** Start of PROVIDED DATA **

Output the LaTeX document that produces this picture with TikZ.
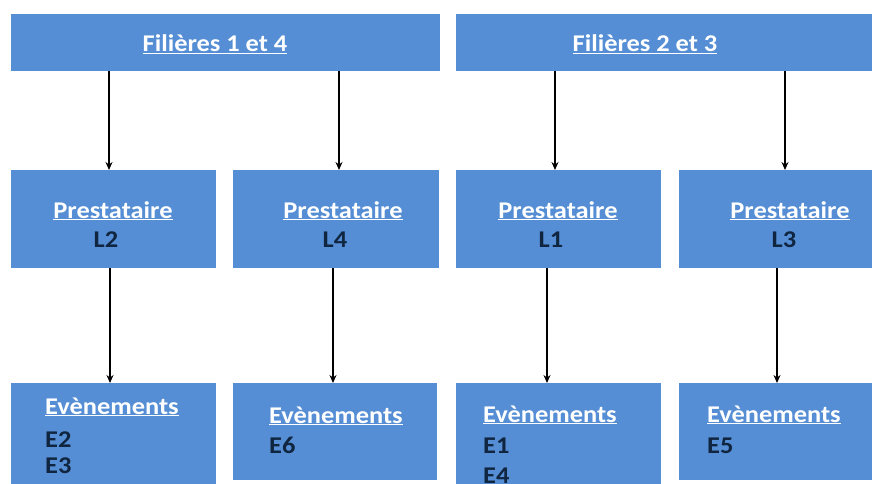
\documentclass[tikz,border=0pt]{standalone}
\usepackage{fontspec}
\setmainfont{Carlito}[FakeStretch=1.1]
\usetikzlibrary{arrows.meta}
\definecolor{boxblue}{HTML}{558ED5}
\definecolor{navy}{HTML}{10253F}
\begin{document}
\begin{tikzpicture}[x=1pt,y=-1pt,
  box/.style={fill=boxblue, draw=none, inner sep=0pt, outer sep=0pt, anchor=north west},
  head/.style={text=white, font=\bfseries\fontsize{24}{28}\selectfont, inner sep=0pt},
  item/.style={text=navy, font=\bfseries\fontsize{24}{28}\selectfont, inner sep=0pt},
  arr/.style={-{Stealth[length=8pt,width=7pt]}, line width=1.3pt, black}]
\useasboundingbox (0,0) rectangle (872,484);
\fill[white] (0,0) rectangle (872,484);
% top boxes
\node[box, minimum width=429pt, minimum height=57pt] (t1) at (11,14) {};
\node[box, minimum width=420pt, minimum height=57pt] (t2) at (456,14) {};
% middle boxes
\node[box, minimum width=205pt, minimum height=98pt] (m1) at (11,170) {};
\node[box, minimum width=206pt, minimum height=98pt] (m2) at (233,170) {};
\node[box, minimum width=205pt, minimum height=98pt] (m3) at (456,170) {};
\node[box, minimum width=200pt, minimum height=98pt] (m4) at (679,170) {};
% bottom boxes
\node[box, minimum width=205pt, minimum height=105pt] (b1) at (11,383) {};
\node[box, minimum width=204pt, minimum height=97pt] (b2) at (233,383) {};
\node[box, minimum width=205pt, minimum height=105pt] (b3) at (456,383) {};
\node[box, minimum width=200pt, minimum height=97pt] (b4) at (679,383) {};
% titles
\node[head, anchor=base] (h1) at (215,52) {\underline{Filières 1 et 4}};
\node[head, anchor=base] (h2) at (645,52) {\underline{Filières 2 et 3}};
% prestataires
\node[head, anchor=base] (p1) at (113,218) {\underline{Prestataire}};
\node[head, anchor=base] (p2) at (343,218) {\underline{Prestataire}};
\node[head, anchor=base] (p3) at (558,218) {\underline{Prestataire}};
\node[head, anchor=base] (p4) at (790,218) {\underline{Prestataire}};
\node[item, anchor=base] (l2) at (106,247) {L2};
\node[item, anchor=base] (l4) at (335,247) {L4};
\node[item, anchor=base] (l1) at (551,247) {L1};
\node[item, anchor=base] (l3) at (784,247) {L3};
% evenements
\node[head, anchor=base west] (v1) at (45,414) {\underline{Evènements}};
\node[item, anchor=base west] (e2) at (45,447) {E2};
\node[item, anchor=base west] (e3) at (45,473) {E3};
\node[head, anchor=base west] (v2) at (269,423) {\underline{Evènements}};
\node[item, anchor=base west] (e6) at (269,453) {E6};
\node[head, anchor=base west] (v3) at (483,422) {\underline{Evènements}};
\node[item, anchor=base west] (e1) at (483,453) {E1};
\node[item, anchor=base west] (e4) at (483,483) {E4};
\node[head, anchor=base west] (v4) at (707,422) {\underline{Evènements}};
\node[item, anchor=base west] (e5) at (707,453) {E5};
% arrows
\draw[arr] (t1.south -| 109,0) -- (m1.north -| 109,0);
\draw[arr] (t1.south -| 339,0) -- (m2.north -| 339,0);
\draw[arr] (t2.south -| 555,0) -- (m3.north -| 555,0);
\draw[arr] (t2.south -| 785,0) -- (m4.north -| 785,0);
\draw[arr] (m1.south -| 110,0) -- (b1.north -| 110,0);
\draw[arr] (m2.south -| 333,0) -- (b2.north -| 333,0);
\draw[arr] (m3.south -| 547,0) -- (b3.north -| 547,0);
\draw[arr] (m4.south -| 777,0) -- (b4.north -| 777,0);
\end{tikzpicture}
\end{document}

** End of PROVIDED DATA **

• [DO THIS] Please write out all the data again word for word, but not the pictures.

• [FULL OUTPUT]
Output the LaTeX document that produces this picture with TikZ.
\documentclass[tikz,border=0pt]{standalone}
\usepackage{fontspec}
\setmainfont{Carlito}[FakeStretch=1.1]
\usetikzlibrary{arrows.meta}
\definecolor{boxblue}{HTML}{558ED5}
\definecolor{navy}{HTML}{10253F}
\begin{document}
\begin{tikzpicture}[x=1pt,y=-1pt,
  box/.style={fill=boxblue, draw=none, inner sep=0pt, outer sep=0pt, anchor=north west},
  head/.style={text=white, font=\bfseries\fontsize{24}{28}\selectfont, inner sep=0pt},
  item/.style={text=navy, font=\bfseries\fontsize{24}{28}\selectfont, inner sep=0pt},
  arr/.style={-{Stealth[length=8pt,width=7pt]}, line width=1.3pt, black}]
\useasboundingbox (0,0) rectangle (872,484);
\fill[white] (0,0) rectangle (872,484);
% top boxes
\node[box, minimum width=429pt, minimum height=57pt] (t1) at (11,14) {};
\node[box, minimum width=420pt, minimum height=57pt] (t2) at (456,14) {};
% middle boxes
\node[box, minimum width=205pt, minimum height=98pt] (m1) at (11,170) {};
\node[box, minimum width=206pt, minimum height=98pt] (m2) at (233,170) {};
\node[box, minimum width=205pt, minimum height=98pt] (m3) at (456,170) {};
\node[box, minimum width=200pt, minimum height=98pt] (m4) at (679,170) {};
% bottom boxes
\node[box, minimum width=205pt, minimum height=105pt] (b1) at (11,383) {};
\node[box, minimum width=204pt, minimum height=97pt] (b2) at (233,383) {};
\node[box, minimum width=205pt, minimum height=105pt] (b3) at (456,383) {};
\node[box, minimum width=200pt, minimum height=97pt] (b4) at (679,383) {};
% titles
\node[head, anchor=base] (h1) at (215,52) {\underline{Filières 1 et 4}};
\node[head, anchor=base] (h2) at (645,52) {\underline{Filières 2 et 3}};
% prestataires
\node[head, anchor=base] (p1) at (113,218) {\underline{Prestataire}};
\node[head, anchor=base] (p2) at (343,218) {\underline{Prestataire}};
\node[head, anchor=base] (p3) at (558,218) {\underline{Prestataire}};
\node[head, anchor=base] (p4) at (790,218) {\underline{Prestataire}};
\node[item, anchor=base] (l2) at (106,247) {L2};
\node[item, anchor=base] (l4) at (335,247) {L4};
\node[item, anchor=base] (l1) at (551,247) {L1};
\node[item, anchor=base] (l3) at (784,247) {L3};
% evenements
\node[head, anchor=base west] (v1) at (45,414) {\underline{Evènements}};
\node[item, anchor=base west] (e2) at (45,447) {E2};
\node[item, anchor=base west] (e3) at (45,473) {E3};
\node[head, anchor=base west] (v2) at (269,423) {\underline{Evènements}};
\node[item, anchor=base west] (e6) at (269,453) {E6};
\node[head, anchor=base west] (v3) at (483,422) {\underline{Evènements}};
\node[item, anchor=base west] (e1) at (483,453) {E1};
\node[item, anchor=base west] (e4) at (483,483) {E4};
\node[head, anchor=base west] (v4) at (707,422) {\underline{Evènements}};
\node[item, anchor=base west] (e5) at (707,453) {E5};
% arrows
\draw[arr] (t1.south -| 109,0) -- (m1.north -| 109,0);
\draw[arr] (t1.south -| 339,0) -- (m2.north -| 339,0);
\draw[arr] (t2.south -| 555,0) -- (m3.north -| 555,0);
\draw[arr] (t2.south -| 785,0) -- (m4.north -| 785,0);
\draw[arr] (m1.south -| 110,0) -- (b1.north -| 110,0);
\draw[arr] (m2.south -| 333,0) -- (b2.north -| 333,0);
\draw[arr] (m3.south -| 547,0) -- (b3.north -| 547,0);
\draw[arr] (m4.south -| 777,0) -- (b4.north -| 777,0);
\end{tikzpicture}
\end{document}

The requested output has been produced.